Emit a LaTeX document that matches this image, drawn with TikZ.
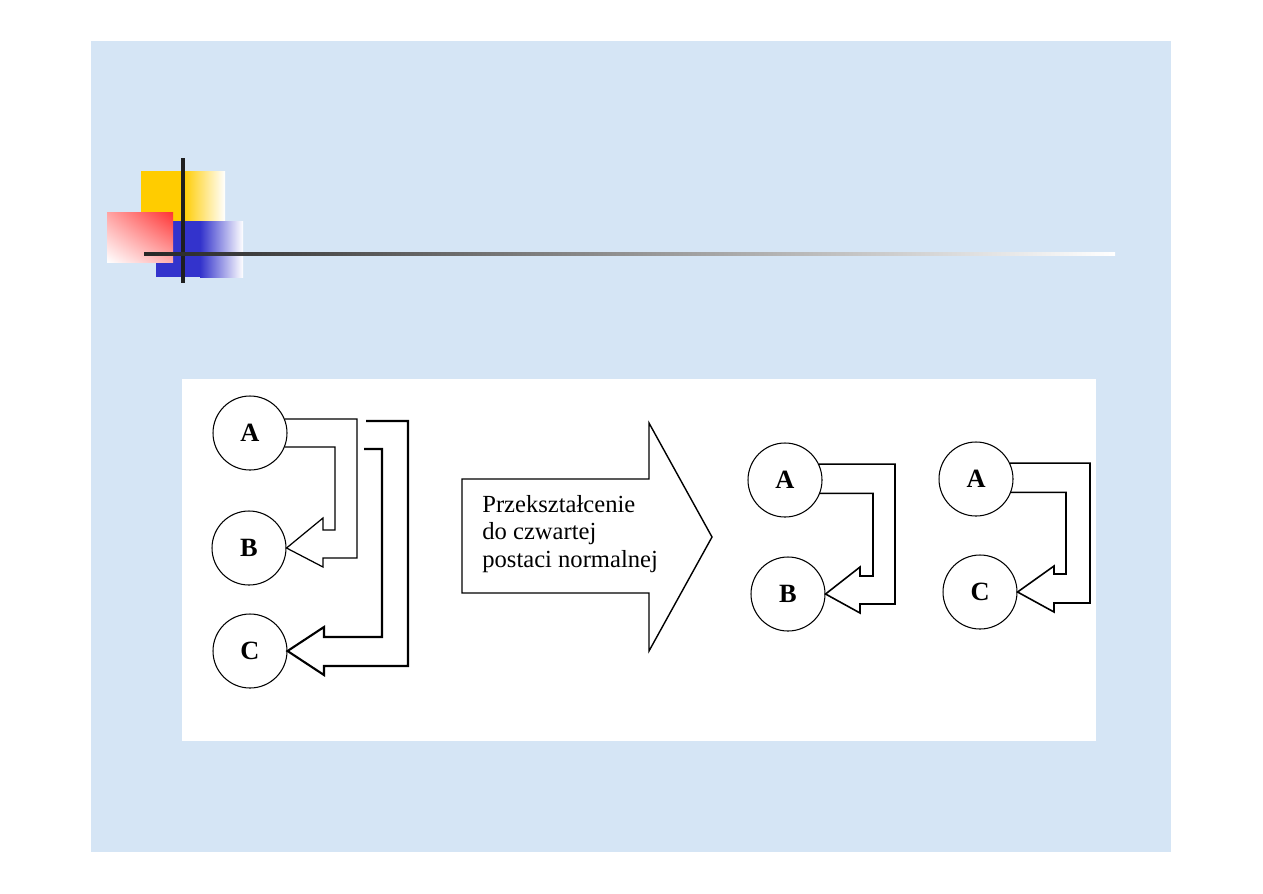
\documentclass[tikz,border=0pt]{standalone}
\usepackage{fontspec}
\setmainfont{Liberation Serif}
\usetikzlibrary{shadings}
\definecolor{slidebg}{RGB}{213,229,245}
\definecolor{decoyellow}{RGB}{255,204,0}
\definecolor{decoblue}{RGB}{51,51,204}
\definecolor{decored}{RGB}{255,51,51}
\tikzset{
  circ/.style={draw, circle, minimum size=74*0.02cm, inner sep=0pt, line width=0.6pt,
               font=\fontsize{15}{17}\selectfont\bfseries},
  thinconn/.style={draw, line width=0.7pt},
  thickconn/.style={draw, line width=1.2pt},
  midconn/.style={draw, line width=0.9pt},
  bigarrow/.style={draw, line width=0.8pt, fill=white},
  arrowtext/.style={align=left, inner sep=0pt, font=\fontsize{14}{15.6}\selectfont}
}
\begin{document}
\begin{tikzpicture}[x=0.02cm,y=-0.02cm]
\useasboundingbox (0,0) rectangle (1263,893);
\fill[white] (0,0) rectangle (1263,893);
\fill[slidebg] (91,41) rectangle (1171,852);
% decoration
\fill[decoyellow] (141,171) rectangle (183,221);
\shade[left color=decoyellow,right color=white] (183,171) rectangle (225,221);
\fill[decoblue] (156,221) rectangle (200,277);
\shade[left color=decoblue,right color=white] (200,221) rectangle (243,277);
\shade[upper left=decored!45!white, upper right=decored, lower left=white, lower right=decored!40!white] (107,212) rectangle (173,262);
\fill[black!88] (181,158) rectangle (185,283);
\shade[left color=black!85, middle color=black!35, right color=white] (144,252) rectangle (1115,255);
% diagram panel
\fill[white] (182,379) rectangle (1096,741);
% left group
\node[circ] (A) at (250,433) {A};
\node[circ] (B) at (249,548) {B};
\node[circ] (C) at (250,651) {C};
\draw[thinconn] (A.22) -| (357,558) -- (323,558) -- (323,567) -- (B.east) -- (323,518) -- (323,530) -- (335,530) |- (A.-22);
\coordinate (ac1) at (366,421);
\coordinate (ac2) at (364,449);
\draw[thickconn] (ac1) -| (408,666) -- (324,666) -- (324,675) -- (C.east) -- (324,627) -- (324,637) -- (382,637) |- (ac2);
% big arrow
\draw[bigarrow] (462,479) -- (649,479) -- (649,423) -- (712,537) -- (649,651) -- (649,593) -- (462,593) -- cycle;
\node[arrowtext, anchor=north west] (txt) at (482,495) {Przekształcenie\\do czwartej\\postaci normalnej};
% right group 1
\node[circ] (A1) at (785,480) {A};
\node[circ] (B1) at (788,594) {B};
\draw[midconn] (A1.25) -| (895,604) -- (860,604) -- (860,613) -- (B1.east) -- (860,567) -- (860,576) -- (873,576) |- (A1.-21);
% right group 2
\node[circ] (A2) at (976,479) {A};
\node[circ] (C2) at (980,592) {C};
\draw[midconn] (A2.25) -| (1090,603) -- (1054,603) -- (1054,612) -- (C2.east) -- (1054,566) -- (1054,574) -- (1066,574) |- (A2.-21);
\end{tikzpicture}
\end{document}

..............................

→ **PROBLEM TO WORK ON**
Without including any picture, repeat the data exactly.

→ **WRITTEN RESPONSE**
Emit a LaTeX document that matches this image, drawn with TikZ.
\documentclass[tikz,border=0pt]{standalone}
\usepackage{fontspec}
\setmainfont{Liberation Serif}
\usetikzlibrary{shadings}
\definecolor{slidebg}{RGB}{213,229,245}
\definecolor{decoyellow}{RGB}{255,204,0}
\definecolor{decoblue}{RGB}{51,51,204}
\definecolor{decored}{RGB}{255,51,51}
\tikzset{
  circ/.style={draw, circle, minimum size=74*0.02cm, inner sep=0pt, line width=0.6pt,
               font=\fontsize{15}{17}\selectfont\bfseries},
  thinconn/.style={draw, line width=0.7pt},
  thickconn/.style={draw, line width=1.2pt},
  midconn/.style={draw, line width=0.9pt},
  bigarrow/.style={draw, line width=0.8pt, fill=white},
  arrowtext/.style={align=left, inner sep=0pt, font=\fontsize{14}{15.6}\selectfont}
}
\begin{document}
\begin{tikzpicture}[x=0.02cm,y=-0.02cm]
\useasboundingbox (0,0) rectangle (1263,893);
\fill[white] (0,0) rectangle (1263,893);
\fill[slidebg] (91,41) rectangle (1171,852);
% decoration
\fill[decoyellow] (141,171) rectangle (183,221);
\shade[left color=decoyellow,right color=white] (183,171) rectangle (225,221);
\fill[decoblue] (156,221) rectangle (200,277);
\shade[left color=decoblue,right color=white] (200,221) rectangle (243,277);
\shade[upper left=decored!45!white, upper right=decored, lower left=white, lower right=decored!40!white] (107,212) rectangle (173,262);
\fill[black!88] (181,158) rectangle (185,283);
\shade[left color=black!85, middle color=black!35, right color=white] (144,252) rectangle (1115,255);
% diagram panel
\fill[white] (182,379) rectangle (1096,741);
% left group
\node[circ] (A) at (250,433) {A};
\node[circ] (B) at (249,548) {B};
\node[circ] (C) at (250,651) {C};
\draw[thinconn] (A.22) -| (357,558) -- (323,558) -- (323,567) -- (B.east) -- (323,518) -- (323,530) -- (335,530) |- (A.-22);
\coordinate (ac1) at (366,421);
\coordinate (ac2) at (364,449);
\draw[thickconn] (ac1) -| (408,666) -- (324,666) -- (324,675) -- (C.east) -- (324,627) -- (324,637) -- (382,637) |- (ac2);
% big arrow
\draw[bigarrow] (462,479) -- (649,479) -- (649,423) -- (712,537) -- (649,651) -- (649,593) -- (462,593) -- cycle;
\node[arrowtext, anchor=north west] (txt) at (482,495) {Przekształcenie\\do czwartej\\postaci normalnej};
% right group 1
\node[circ] (A1) at (785,480) {A};
\node[circ] (B1) at (788,594) {B};
\draw[midconn] (A1.25) -| (895,604) -- (860,604) -- (860,613) -- (B1.east) -- (860,567) -- (860,576) -- (873,576) |- (A1.-21);
% right group 2
\node[circ] (A2) at (976,479) {A};
\node[circ] (C2) at (980,592) {C};
\draw[midconn] (A2.25) -| (1090,603) -- (1054,603) -- (1054,612) -- (C2.east) -- (1054,566) -- (1054,574) -- (1066,574) |- (A2.-21);
\end{tikzpicture}
\end{document}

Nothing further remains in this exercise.